J'ai opté pour une procédure néerlandaise qui laisse aux victimes de la traite des êtres humains trois mois pour réfléchir à leur volonté de déposer ou non un rapport de police. J'ai décidé de le faire, mais Choco a tout nié en bloc. Il a finalement été condamné à payer une amende et a été emprisonné pendant 90 jours. J'ai entendu dire qu'il avait repris ses activités, mais cette fois-ci dans la province néerlandaise de la Zélande. 

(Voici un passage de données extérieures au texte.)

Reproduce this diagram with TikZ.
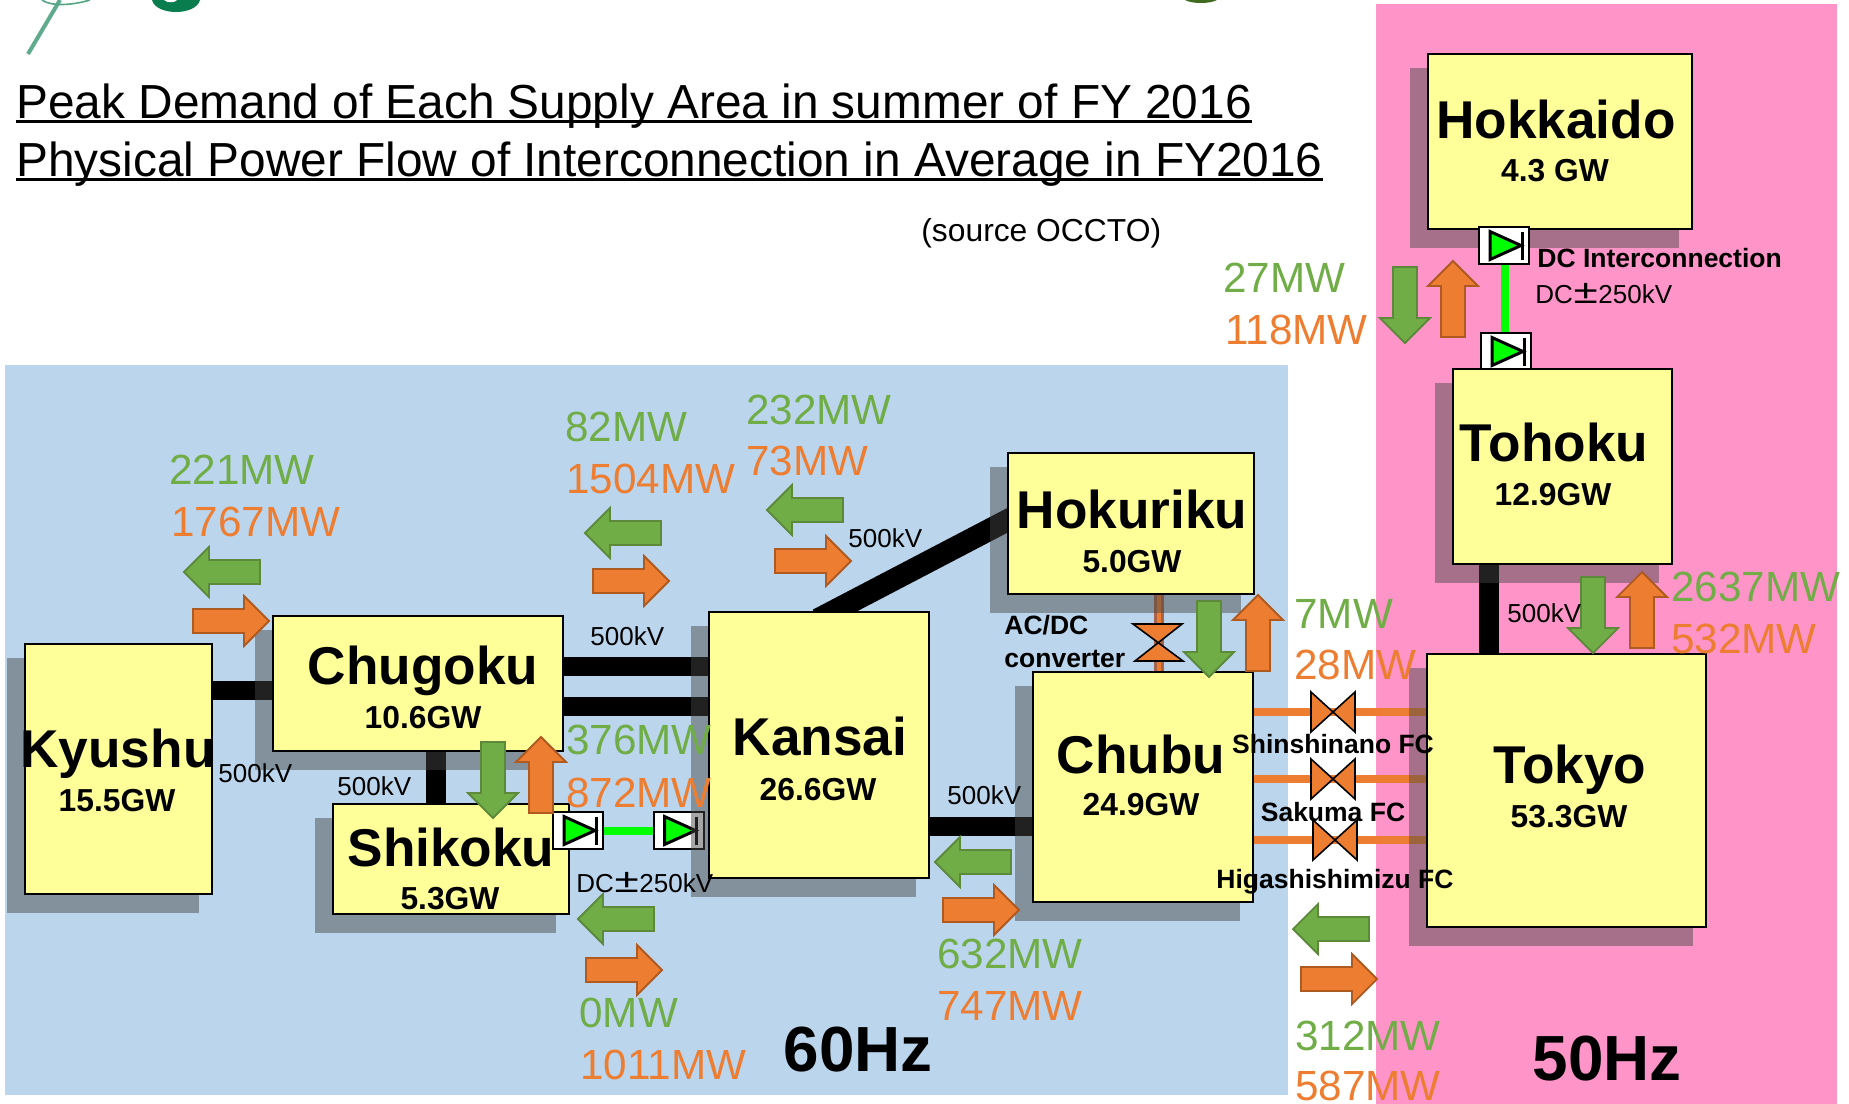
\documentclass[tikz,border=0pt]{standalone}
\usepackage{fontspec}
\usepackage{graphicx}
\setmainfont{Liberation Sans}
\usetikzlibrary{calc}
\definecolor{regionblue}{HTML}{BBD5EC}
\definecolor{regionpink}{HTML}{FF94C8}
\definecolor{boxyellow}{HTML}{FFFF99}
\definecolor{flowgreen}{HTML}{70AD47}
\definecolor{flowgreenedge}{HTML}{5C8A3A}
\definecolor{floworange}{HTML}{ED7D31}
\definecolor{floworangeedge}{HTML}{AE5A21}
\definecolor{acdcedge}{HTML}{A8644A}
\definecolor{shadowgray}{HTML}{474747}
\definecolor{dcgreen}{HTML}{00FF00}
\definecolor{logogreen}{HTML}{0A7D4F}
\definecolor{logoolive}{HTML}{3F6B1F}
\pgfdeclarelayer{lines}
\pgfdeclarelayer{under}
\pgfdeclarelayer{shadows}
\pgfdeclarelayer{top}
\pgfsetlayers{lines,under,shadows,main,top}
\newcommand\fs[1]{\fontsize{#1pt}{#1pt}\selectfont}
\newsavebox\ulinebox
\newcommand\ulinetext[1]{\sbox\ulinebox{#1}\rlap{\rule[-0.105em]{\wd\ulinebox}{0.065em}}\usebox\ulinebox}
\newcommand\widepm{\makebox[0.98em]{\scalebox{1.7}[1.3]{±}}}
\tikzset{
  x=0.5pt,y=-0.5pt,
  regionbox/.style={draw=black,line width=0.8pt,fill=boxyellow,inner sep=0pt},
  titletext/.style={anchor=base west,inner sep=0pt,font=\fs{23.9}},
  nametext/.style={anchor=base,inner sep=0pt,font=\fs{26.6}\bfseries},
  gwtext/.style={anchor=base,inner sep=0pt,font=\fs{15.9}\bfseries},
  hztext/.style={anchor=base,inner sep=0pt,font=\fs{31.9}\bfseries},
  greenflow/.style={anchor=base west,inner sep=0pt,font=\fs{21.1},text=flowgreen},
  orangeflow/.style={anchor=base west,inner sep=0pt,font=\fs{21.1},text=floworange},
  kvtext/.style={anchor=base west,inner sep=0pt,font=\fs{13}},
  smallbold/.style={anchor=base,inner sep=0pt,font=\fs{13.25}\bfseries},
  smallboldleft/.style={anchor=base west,inner sep=0pt,font=\fs{13.25}\bfseries},
  acline/.style={line width=9.5pt,draw=black},
  fcline/.style={line width=4pt,draw=floworange},
  dcline/.style={line width=4pt,draw=dcgreen},
  bowtie/.style={fill=floworange,draw=black,line width=0.8pt,line join=miter},
  diodebox/.style={draw=black,line width=1pt,fill=white,inner sep=0pt,minimum width=25pt,minimum height=18.5pt},
  greenarrow/.style={fill=flowgreen,draw=flowgreenedge,line width=0.9pt},
  orangearrow/.style={fill=floworange,draw=floworangeedge,line width=0.9pt},
}
% name, x1, y1, x2, y2
\newcommand\regionnode[5]{%
  \pgfmathsetmacro\bw{(#4-#2)*0.5}\pgfmathsetmacro\bh{(#5-#3)*0.5}%
  \node[regionbox,minimum width=\bw pt,minimum height=\bh pt] (#1) at ({(#2+#4)/2},{(#3+#5)/2}) {};%
  \begin{pgfonlayer}{shadows}%
    \fill[shadowgray,opacity=0.48] ($(#1.north west)+(-17,15)$) rectangle ($(#1.south east)+(-14,18)$);%
  \end{pgfonlayer}}
% name, cx, cy
\newcommand\diodenode[3]{%
  \node[diodebox] (#1) at (#2,#3) {};%
  \draw[fill=dcgreen,draw=black,line width=1.5pt,line join=miter] ($(#1.center)+(-14,-14)$) -- ($(#1.center)+(17,0)$) -- ($(#1.center)+(-14,14)$) -- cycle;%
  \draw[black,line width=1.5pt] ($(#1.center)+(18,-14)$) -- ($(#1.center)+(18,14)$);}
% cx, cy, angle, style
\newcommand\flowarrow[4]{%
  \begin{scope}[shift={(#1,#2)},rotate=#3]%
    \draw[#4,line join=miter] (-38,-12) -- (13,-12) -- (13,-25) -- (38,0) -- (13,25) -- (13,12) -- (-38,12) -- cycle;%
  \end{scope}}
% cx, cy: horizontal-wing converter
\newcommand\fcbowtie[2]{%
  \draw[bowtie] (#1-22,#2-20) -- (#1+22,#2+20) -- (#1+22,#2-20) -- (#1-22,#2+20) -- cycle;}
\begin{document}
\begin{tikzpicture}
\useasboundingbox (0,0) rectangle (1849,1104);
\begin{pgfonlayer}{lines}
  % backgrounds
  \fill[regionpink] (1376,4) rectangle (1837,1104);
  \fill[regionblue] (5,365) rectangle (1288,1095);
  % cropped logo pieces at the top edge
  \draw[logogreen!65,line width=2pt] (28,54) -- (60,0);
  \draw[logogreen!70,line width=0.8pt] (42,0) .. controls (50,6) and (70,6) .. (90,0);
  \fill[logogreen] (152,0) .. controls (156,16) and (196,16) .. (200,0) -- cycle;
  \fill[white] (164,0) .. controls (167,3) and (175,3) .. (177,0) -- cycle;
  \fill[logoolive] (1185,0) .. controls (1192,4) and (1210,4) .. (1217,0) -- cycle;
\end{pgfonlayer}

% region boxes
\regionnode{hokkaido}{1428}{54}{1692}{229}
\regionnode{tohoku}{1453}{369}{1672}{564}
\regionnode{tokyo}{1427}{654}{1706}{927}
\regionnode{hokuriku}{1008}{453}{1254}{594}
\regionnode{chubu}{1033}{672}{1253}{902}
\regionnode{kansai}{709}{612}{929}{878}
\regionnode{chugoku}{273}{616}{563}{751}
\regionnode{shikoku}{333}{804}{569}{914}
\regionnode{kyushu}{25}{644}{212}{894}

\coordinate (yKC) at (0,690);
\coordinate (yCK1) at (0,666);
\coordinate (yCK2) at (0,706);
\coordinate (xCS) at (436,0);
\coordinate (yKCh) at (0,826);
\coordinate (xTT) at (1489,0);
\coordinate (xAD) at (1159,0);
\coordinate (xDC) at (1505,0);
\coordinate (yF1) at (0,712);
\coordinate (yF2) at (0,779);
\coordinate (yF3) at (0,840);
\coordinate (pKH1) at (832,612);
\coordinate (pKH2) at (1008,520);

\begin{pgfonlayer}{lines}
  \draw[acline] (kyushu.east |- yKC) -- (chugoku.west |- yKC);
  \draw[acline] (chugoku.east |- yCK1) -- (kansai.west |- yCK1);
  \draw[acline] (chugoku.east |- yCK2) -- (kansai.west |- yCK2);
  \draw[acline,line width=10pt] (chugoku.south -| xCS) -- (shikoku.north -| xCS);
  \draw[acline] (kansai.east |- yKCh) -- (chubu.west |- yKCh);
  \draw[acline,line width=10pt] (tohoku.south -| xTT) -- (tokyo.north -| xTT);
  \draw[acline,line width=11pt,shorten <=-8pt,shorten >=-8pt] (pKH1) -- (pKH2);
  \draw[draw=acdcedge,line width=4.6pt] (hokuriku.south -| xAD) -- (chubu.north -| xAD);
  \draw[draw=floworange,line width=2.4pt] (hokuriku.south -| xAD) -- (chubu.north -| xAD);
  \draw[fcline] (chubu.east |- yF1) -- (tokyo.west |- yF1);
  \draw[fcline] (chubu.east |- yF2) -- (tokyo.west |- yF2);
  \draw[fcline] (chubu.east |- yF3) -- (tokyo.west |- yF3);
\end{pgfonlayer}

% converters
\begin{pgfonlayer}{under}
  \diodenode{dcKansai}{678.5}{830.5}
  \diodenode{dcTohoku}{1506}{351.5}
\end{pgfonlayer}
\begin{pgfonlayer}{top}
  \diodenode{dcShikoku}{578}{830.5}
  \diodenode{dcHokkaido}{1504}{245.5}
\end{pgfonlayer}
\begin{pgfonlayer}{lines}
  \draw[dcline] (dcShikoku.east) -- (dcKansai.west);
  \draw[dcline] (dcHokkaido.south -| xDC) -- (dcTohoku.north -| xDC);
\end{pgfonlayer}
\begin{pgfonlayer}{top}
  \fcbowtie{1333}{712}
  \fcbowtie{1333}{779}
  \fcbowtie{1335}{840}
  \draw[bowtie] (1133,624) -- (1182,624) -- (1135,661) -- (1183,661) -- cycle;
  % flow arrows
  \flowarrow{1405}{305}{-90}{greenarrow}
  \flowarrow{1453}{299}{90}{orangearrow}
  \flowarrow{1209}{639}{-90}{greenarrow}
  \flowarrow{1258}{633}{90}{orangearrow}
  \flowarrow{493}{780}{-90}{greenarrow}
  \flowarrow{541}{775}{90}{orangearrow}
  \flowarrow{616}{919}{180}{greenarrow}
  \flowarrow{624}{970}{0}{orangearrow}
  \flowarrow{1593}{615}{-90}{greenarrow}
  \flowarrow{1642}{610}{90}{orangearrow}
  \flowarrow{222}{572}{180}{greenarrow}
  \flowarrow{231}{621}{0}{orangearrow}
  \flowarrow{623}{533}{180}{greenarrow}
  \flowarrow{631}{581}{0}{orangearrow}
  \flowarrow{805}{510}{180}{greenarrow}
  \flowarrow{813}{561}{0}{orangearrow}
  \flowarrow{973}{862}{180}{greenarrow}
  \flowarrow{981}{910}{0}{orangearrow}
  \flowarrow{1331}{929}{180}{greenarrow}
  \flowarrow{1339}{979}{0}{orangearrow}

  % titles
  \node[titletext] (title1) at (16,118) {\ulinetext{Peak Demand of Each Supply Area in summer of FY 2016}};
  \node[titletext] (title2) at (16,176) {\ulinetext{Physical Power Flow of Interconnection in Average in FY2016}};
  \node[anchor=base west,inner sep=0pt,font=\fs{15.9}] (source) at (921,241) {(source OCCTO)};

  % region names
  \node[nametext] (nHokkaido) at (1556,138) {Hokkaido};
  \node[gwtext] (gHokkaido) at (1555,181) {4.3 GW};
  \node[nametext] (nTohoku) at (1554,461) {Tohoku};
  \node[gwtext] (gTohoku) at (1553,505) {12.9GW};
  \node[nametext] (nHokuriku) at (1132,528) {Hokuriku};
  \node[gwtext] (gHokuriku) at (1132,572) {5.0GW};
  \node[nametext] (nChugoku) at (423,684) {Chugoku};
  \node[gwtext] (gChugoku) at (423,728) {10.6GW};
  \node[nametext] (nKyushu) at (118,767) {Kyushu};
  \node[gwtext] (gKyushu) at (117,811) {15.5GW};
  \node[nametext] (nKansai) at (820,755) {Kansai};
  \node[gwtext] (gKansai) at (818,800) {26.6GW};
  \node[nametext] (nChubu) at (1141,773) {Chubu};
  \node[gwtext] (gChubu) at (1141,815) {24.9GW};
  \node[nametext] (nTokyo) at (1570,783) {Tokyo};
  \node[gwtext] (gTokyo) at (1569,827) {53.3GW};
  \node[nametext] (nShikoku) at (451,866) {Shikoku};
  \node[gwtext] (gShikoku) at (450,909) {5.3GW};
  \node[hztext] (hz60) at (858,1071) {60Hz};
  \node[hztext] (hz50) at (1607,1080) {50Hz};

  % flow values
  \node[greenflow] (f1a) at (169,484) {221MW};
  \node[orangeflow] (f1b) at (171,536) {1767MW};
  \node[greenflow] (f2a) at (565,441) {82MW};
  \node[orangeflow] (f2b) at (566,493) {1504MW};
  \node[greenflow] (f3a) at (746,424) {232MW};
  \node[orangeflow] (f3b) at (746,475) {73MW};
  \node[greenflow] (f4a) at (1223,292) {27MW};
  \node[orangeflow] (f4b) at (1225,344) {118MW};
  \node[greenflow] (f5a) at (1294,628) {7MW};
  \node[orangeflow] (f5b) at (1294,679) {28MW};
  \node[greenflow] (f6a) at (1671,601) {2637MW};
  \node[orangeflow] (f6b) at (1671,653) {532MW};
  \node[greenflow] (f7a) at (566,754) {376MW};
  \node[orangeflow] (f7b) at (566,807) {872MW};
  \node[greenflow] (f8a) at (579,1027) {0MW};
  \node[orangeflow] (f8b) at (580,1079) {1011MW};
  \node[greenflow] (f9a) at (937,968) {632MW};
  \node[orangeflow] (f9b) at (937,1020) {747MW};
  \node[greenflow] (f10a) at (1295,1050) {312MW};
  \node[orangeflow] (f10b) at (1295,1100) {587MW};

  % voltages
  \node[kvtext] (kv1) at (590,645) {500kV};
  \node[kvtext] (kv2) at (848,547) {500kV};
  \node[kvtext] (kv3) at (1507,622) {500kV};
  \node[kvtext] (kv4) at (218,782) {500kV};
  \node[kvtext] (kv5) at (337,795) {500kV};
  \node[kvtext] (kv6) at (947,804) {500kV};
  \node[kvtext] (dc1) at (576,892) {DC\widepm 250kV};
  \node[kvtext] (dc2) at (1535,303) {DC\widepm 250kV};

  % converter labels
  \node[smallboldleft] (dcLabel) at (1537,267) {DC Interconnection};
  \node[smallboldleft] (ac1) at (1004,634) {AC/DC};
  \node[smallboldleft] (ac2) at (1004,667) {converter};
  \node[smallbold] (fc1) at (1333,753) {Shinshinano FC};
  \node[smallbold] (fc2) at (1333,821) {Sakuma FC};
  \node[smallbold] (fc3) at (1335,888) {Higashishimizu FC};
\end{pgfonlayer}
\end{tikzpicture}
\end{document}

Aujourd'hui, quatre ans plus tard, j'ai pu digérer mes souvenirs de cette période traumatisante. Je vis toujours aux Pays-Bas ; j'ai un appartement, un travail que j’aime et, un jour, j'espère créer ma propre entreprise. Pourtant, ce que j'ai vécu a changé quelque chose en moi. Je ne fais plus confiance aux gens aussi facilement qu'avant. Mais je suis également fier de moi pour avoir échappé à une situation sombre et apparemment sans espoir. Je ne me vois plus comme une victime, mais plutôt comme un survivant.

*Alexander est un pseudonyme. Son vrai nom est connu de la rédaction. L'homme qui a attiré Alexandre aux Pays-Bas se fait appeler Choco. Son vrai nom est également connu de la rédaction.